The woman, who cannot be named to protect the identity of her children, has now lodged an unusual application in the Durban High Court to have a property her ex-husband owns transferred into a trust for the benefit of the children.

“I acknowledge that this might be regarded as extraordinary,” she said in an affidavit which came before Judge Peter Olsen recently.

“However, I will show that he has endeavoured to frustrate or avoid payments of maintenance by going to extreme lengths,” she said.

These included resigning from his high-paid job and now stating that he was “unemployed” in spite of being intelligent and well-qualified. He has a BSc.

He had also “dissipated” his pension money.

The mother, who is an attorney, has submitted an 80-page affidavit giving details of each of her visits to a local maintenance court and she now realises she made a mistake in instituting proceedings there rather than in the high court.

“Looking back I realise that, in the years I have been in practice, I have never once heard of a proper maintenance inquiry being conducted there,” she said.

She had become so frustrated that on one occasion in June, when she was tired of being “fobbed off”, she became rude and shouted at officials.

“Security was called and they threatened me with arrest.

“I invited them to do so, saying I would then place the facts before the court,” she said.

Of the 63 visits to the court “to deal with one or other issues relating to maintenance”, 32 were for actual inquiries which were always adjourned and six times marked “final”, she said.

“In seeking these adjournments, my ex-husband’s excuses have ranged from his need to get legal representation, unavailability of legal representation and lack of documentation.

“The other occasions I attended court was to apply for warrants for his arrest for non-payment, or to make applications to attach money to enforce orders.”

She said when he made payments they were usually for lesser amounts that those specified in orders.
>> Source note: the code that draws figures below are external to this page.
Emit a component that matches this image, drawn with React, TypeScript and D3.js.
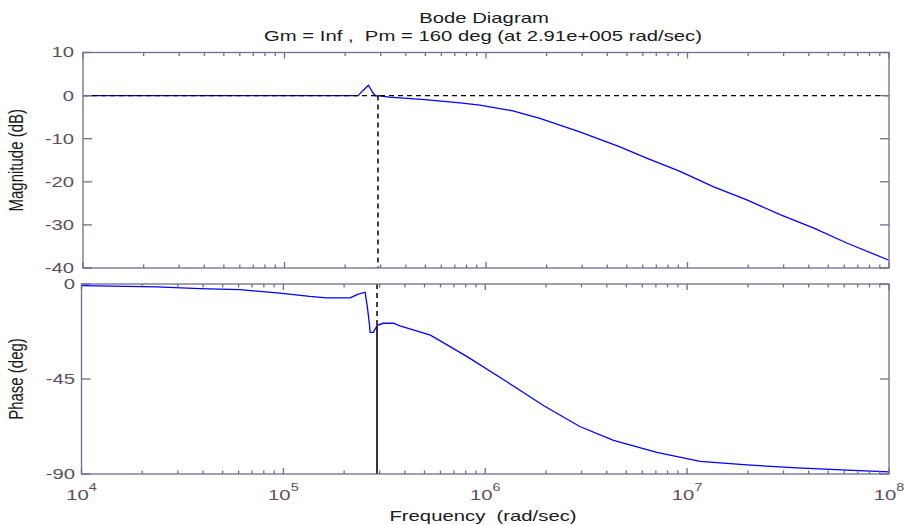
import React from "react";
import * as d3 from "d3";

// ---- Data ----
const magFreq = [1e4, 1e5, 2.32e5, 2.45e5, 2.61e5, 2.75e5, 2.84e5, 2.91e5, 3.31e5, 3.74e5, 4.98e5, 7.43e5, 9.33e5, 1.17e6, 1.36e6, 1.85e6, 2.92e6, 4.62e6, 6.27e6, 9.18e6, 1.34e7, 1.97e7, 2.88e7, 4.21e7, 6.17e7, 1e8];
const magDb = [0, 0, 0, 1.2, 2.4, 0.6, -0.1, 0, -0.35, -0.55, -0.93, -1.7, -2.2, -3.0, -3.55, -5.3, -8.4, -11.9, -14.5, -17.6, -21.1, -24.2, -27.6, -30.7, -34.2, -38.2];

const phFreq = [1e4, 2.36e4, 3.86e4, 6.1e4, 9.6e4, 1.35e5, 1.64e5, 2.14e5, 2.35e5, 2.54e5, 2.61e5, 2.67e5, 2.69e5, 2.79e5, 2.92e5, 3.13e5, 3.51e5, 3.78e5, 5.35e5, 8.13e5, 1.28e6, 1.95e6, 2.94e6, 4.32e6, 7.08e6, 1.16e7, 1.98e7, 3.51e7, 6.21e7, 1e8];
const phDeg = [-0.8, -1.4, -2.2, -2.7, -4.3, -5.9, -6.6, -6.6, -4.8, -3.9, -11.3, -19.3, -22.9, -22.9, -19.6, -18.6, -18.6, -19.8, -24.2, -34.4, -46.3, -57.7, -67.5, -74.1, -79.8, -84.0, -85.7, -87.1, -88.2, -89.0];

const magTicks = [10, 0, -10, -20, -30, -40];
const phTicks = [0, -45, -90];
const decadeExps = [4, 5, 6, 7, 8];

const crossFreq = 2.91e5;
const crossPhase = -20;

const titleLine1 = "Bode Diagram";
const titleLine2 = "Gm = Inf ,  Pm = 160 deg (at 2.91e+005 rad/sec)";
const xLabel = "Frequency  (rad/sec)";
const magLabel = "Magnitude (dB)";
const phLabel = "Phase (deg)";

// ---- Layout ----
const W = 904;
const H = 525;
const axisColor = "#6e6e8e";
const tickTextColor = "#5e4e5c";
const labelColor = "#1a1a1a";
const font = "'Liberation Sans', Arial, sans-serif";
const SX = 1.45; // horizontal stretch of the reference's lettering

const xTop = d3.scaleLog().domain([1e4, 1e8]).range([83, 889]);
const xBot = d3.scaleLog().domain([1e4, 1e8]).range([81.5, 889]);
const yMag = d3.scaleLinear().domain([-40, 10]).range([268, 52.5]);
const yPh = d3.scaleLinear().domain([-90, 0]).range([474, 284]);

const minorFreqs: number[] = [];
for (let e = 4; e < 8; e++) {
  for (let m = 2; m <= 9; m++) minorFreqs.push(m * Math.pow(10, e));
}

function SText({ x, y, anchor = "start", size = 14, fill = labelColor, dy, children }: any) {
  return (
    <text
      transform={`translate(${x},${y}) scale(${SX},1)`}
      textAnchor={anchor}
      fontSize={size}
      fill={fill}
      dy={dy}
      style={{ whiteSpace: "pre" }}
    >
      {children}
    </text>
  );
}

function Frame({ x, y, ticks }: { x: d3.ScaleLogarithmic<number, number>; y: d3.ScaleLinear<number, number>; ticks: number[] }) {
  const [x0, x1] = x.range();
  const [yb, yt] = y.range();
  const els: React.ReactNode[] = [];
  decadeExps.forEach((e) => {
    const px = x(Math.pow(10, e));
    els.push(<line key={"tb" + e} x1={px} x2={px} y1={yb} y2={yb - 6} />);
    els.push(<line key={"tt" + e} x1={px} x2={px} y1={yt} y2={yt + 6} />);
  });
  minorFreqs.forEach((f, i) => {
    const px = x(f);
    els.push(<line key={"mb" + i} x1={px} x2={px} y1={yb} y2={yb - 3.5} />);
    els.push(<line key={"mt" + i} x1={px} x2={px} y1={yt} y2={yt + 3.5} />);
  });
  ticks.forEach((t) => {
    const py = y(t);
    els.push(<line key={"yl" + t} x1={x0} x2={x0 + 9} y1={py} y2={py} />);
    els.push(<line key={"yr" + t} x1={x1} x2={x1 - 9} y1={py} y2={py} />);
  });
  return (
    <g stroke={axisColor} strokeWidth={1.3} fill="none">
      <rect x={x0} y={yt} width={x1 - x0} height={yb - yt} />
      {els}
    </g>
  );
}

export default function App() {
  const magLine = d3
    .line<number>()
    .x((_, i) => xTop(magFreq[i]))
    .y((d) => yMag(d));
  const phLine = d3
    .line<number>()
    .x((_, i) => xBot(phFreq[i]))
    .y((d) => yPh(d));

  const cxTop = xTop(crossFreq);
  const cxBot = xBot(crossFreq);

  return (
    <svg
      width={W}
      height={H}
      style={{ position: "absolute", left: 0, top: 0, background: "#fff" }}
      fontFamily={font}
    >
      <rect width={W} height={H} fill="#fff" />
      {/* Titles */}
      <SText x={484} y={23} anchor="middle">{titleLine1}</SText>
      <SText x={483} y={41} anchor="middle">{titleLine2}</SText>

      {/* Magnitude axes */}
      <g>
        <path d={magLine(magDb) || ""} fill="none" stroke="#0000ff" strokeWidth={1.3} />
        <line x1={xTop.range()[0]} x2={xTop.range()[1]} y1={yMag(0)} y2={yMag(0)} stroke="#000" strokeWidth={1.3} strokeDasharray="5,4" />
        <line x1={cxTop} x2={cxTop} y1={yMag(0)} y2={yMag(-40)} stroke="#000" strokeWidth={1.5} strokeDasharray="5,4" />
        <Frame x={xTop} y={yMag} ticks={magTicks} />
        {magTicks.map((t) => (
          <SText key={t} x={74} y={yMag(t)} dy="0.35em" anchor="end" fill={tickTextColor}>
            {t}
          </SText>
        ))}
        <text
          transform={`translate(23,${(yMag(10) + yMag(-40)) / 2}) rotate(-90) scale(1,1.3)`}
          textAnchor="middle"
          fontSize={15}
          fill={labelColor}
        >
          {magLabel}
        </text>
      </g>

      {/* Phase axes */}
      <g>
        <path d={phLine(phDeg) || ""} fill="none" stroke="#0000ff" strokeWidth={1.3} />
        <line x1={cxBot} x2={cxBot} y1={yPh(0)} y2={yPh(crossPhase)} stroke="#000" strokeWidth={1.5} strokeDasharray="5,4" />
        <line x1={cxBot} x2={cxBot} y1={yPh(crossPhase)} y2={yPh(-90)} stroke="#000" strokeWidth={1.6} />
        <Frame x={xBot} y={yPh} ticks={phTicks} />
        {phTicks.map((t) => (
          <SText key={t} x={75} y={yPh(t)} dy="0.35em" anchor="end" fill={tickTextColor}>
            {t}
          </SText>
        ))}
        <text
          transform={`translate(23,${(yPh(0) + yPh(-90)) / 2}) rotate(-90) scale(1,1.3)`}
          textAnchor="middle"
          fontSize={15}
          fill={labelColor}
        >
          {phLabel}
        </text>
        {decadeExps.map((e) => (
          <SText key={e} x={xBot(Math.pow(10, e))} y={500} anchor="middle" fill={tickTextColor}>
            10
            <tspan dy={-9} fontSize={10}>
              {e}
            </tspan>
          </SText>
        ))}
        <SText x={483} y={521} anchor="middle">{xLabel}</SText>
      </g>
    </svg>
  );
}
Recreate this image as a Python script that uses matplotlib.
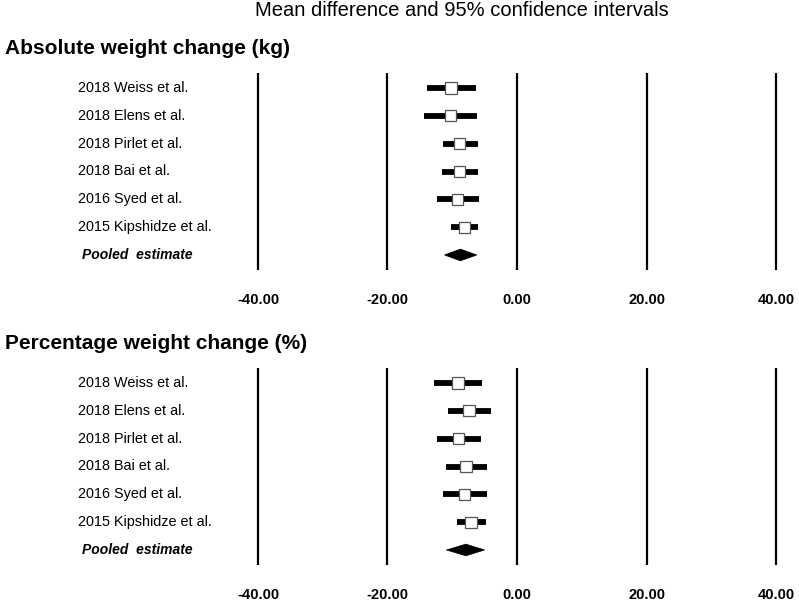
import matplotlib
matplotlib.use("Agg")
import matplotlib.pyplot as plt
from matplotlib.patches import Polygon, Rectangle

plt.rcParams['font.family'] = ['Liberation Sans', 'DejaVu Sans']

studies = ["2018 Weiss et al.", "2018 Elens et al.", "2018 Pirlet et al.",
           "2018 Bai et al.", "2016 Syed et al.", "2015 Kipshidze et al."]
pooled_label = "Pooled  estimate"

# Absolute weight change (kg)
abs_mean = [-10.2, -10.3, -8.85, -8.85, -9.2, -8.1]
abs_lo = [-13.9, -14.3, -11.5, -11.6, -12.4, -10.2]
abs_hi = [-6.3, -6.1, -6.0, -6.0, -5.9, -6.0]
abs_pooled = (-8.75, -11.2, -6.2)

# Percentage weight change (%)
pct_mean = [-9.1, -7.4, -9.0, -7.9, -8.1, -7.1]
pct_lo = [-12.8, -10.7, -12.3, -10.9, -11.4, -9.3]
pct_hi = [-5.4, -4.0, -5.6, -4.7, -4.7, -4.8]
pct_pooled = (-7.9, -10.9, -5.0)

xticks = [-40, -20, 0, 20, 40]
xtick_labels = ["-40.00", "-20.00", "0.00", "20.00", "40.00"]

W, H = 799, 601
fig = plt.figure(figsize=(W / 100, H / 100), dpi=100)

fig.text(255 / W, 1 - 11 / H, "Mean difference and 95% confidence intervals",
         fontsize=14.5, ha='left', va='center')

def panel(top_px, title, means, los, his, pooled):
    left_px, right_px = 245, 789
    bottom_px = top_px + 197
    ax = fig.add_axes([left_px / W, 1 - bottom_px / H, (right_px - left_px) / W, 197 / H])
    ax.set_xlim(-42, 42)
    ax.set_ylim(6.54, -0.54)
    ax.axis('off')
    for xv in xticks:
        ax.axvline(xv, color='black', lw=1.6)
    n = len(means)
    for i in range(n):
        ax.plot([los[i], his[i]], [i, i], color='black', lw=4.2, solid_capstyle='butt', zorder=2)
        sq_w = 1.75
        sq_h = 0.4
        ax.add_patch(Rectangle((means[i] - sq_w / 2, i - sq_h / 2), sq_w, sq_h,
                               facecolor='white', edgecolor='#555555', lw=0.9, zorder=3))
    m, lo, hi = pooled
    ax.add_patch(Polygon([[lo, n], [m, n - 0.21], [hi, n], [m, n + 0.21]], closed=True,
                         facecolor='black', edgecolor='black', lw=0.5, zorder=3))
    for i, s in enumerate(studies):
        fig.text(78 / W, 1 - (top_px + 15 + 27.83 * i) / H, s, fontsize=10.4,
                 ha='left', va='center')
    fig.text(82 / W, 1 - (top_px + 15 + 27.83 * n) / H, pooled_label, fontsize=10,
             fontweight='bold', fontstyle='italic', ha='left', va='center')
    for xv, lab in zip(xticks, xtick_labels):
        ax.annotate(lab, xy=(xv, 0), xycoords=('data', 'axes fraction'),
                    xytext=(0, -30), textcoords='offset pixels',
                    ha='center', va='center', fontsize=10.5, fontweight='bold')
    fig.text(5 / W, 1 - (top_px - 25) / H, title, fontsize=15, fontweight='bold',
             ha='left', va='center')

panel(73, "Absolute weight change (kg)", abs_mean, abs_lo, abs_hi, abs_pooled)
panel(368, "Percentage weight change (%)", pct_mean, pct_lo, pct_hi, pct_pooled)

fig.savefig("out.png", dpi=100)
She also accused him of transferring substantial sums of money to relatives, hiding income from tenants of the property and placing himself under debt review.

Since March this year he had stopped paying maintenance altogether, she alleged.

The mother said after a “bitter and protracted divorce”, during which her overriding concern was the maintenance of the children, her ex-husband had agreed to transfer a half-share of the property into a trust for the children, who would each get half of this when they turned 21.

But he had not done this and the bond was in arrears and the bank was threatening foreclosure.

“I have no confidence that the magistrate’s court will do anything for me. I have exhausted every other conceivable remedy. It is essential that something be done to safeguard the rights of the children,” she said.

Her ex-husband is opposing the application and it will come back to court later this month.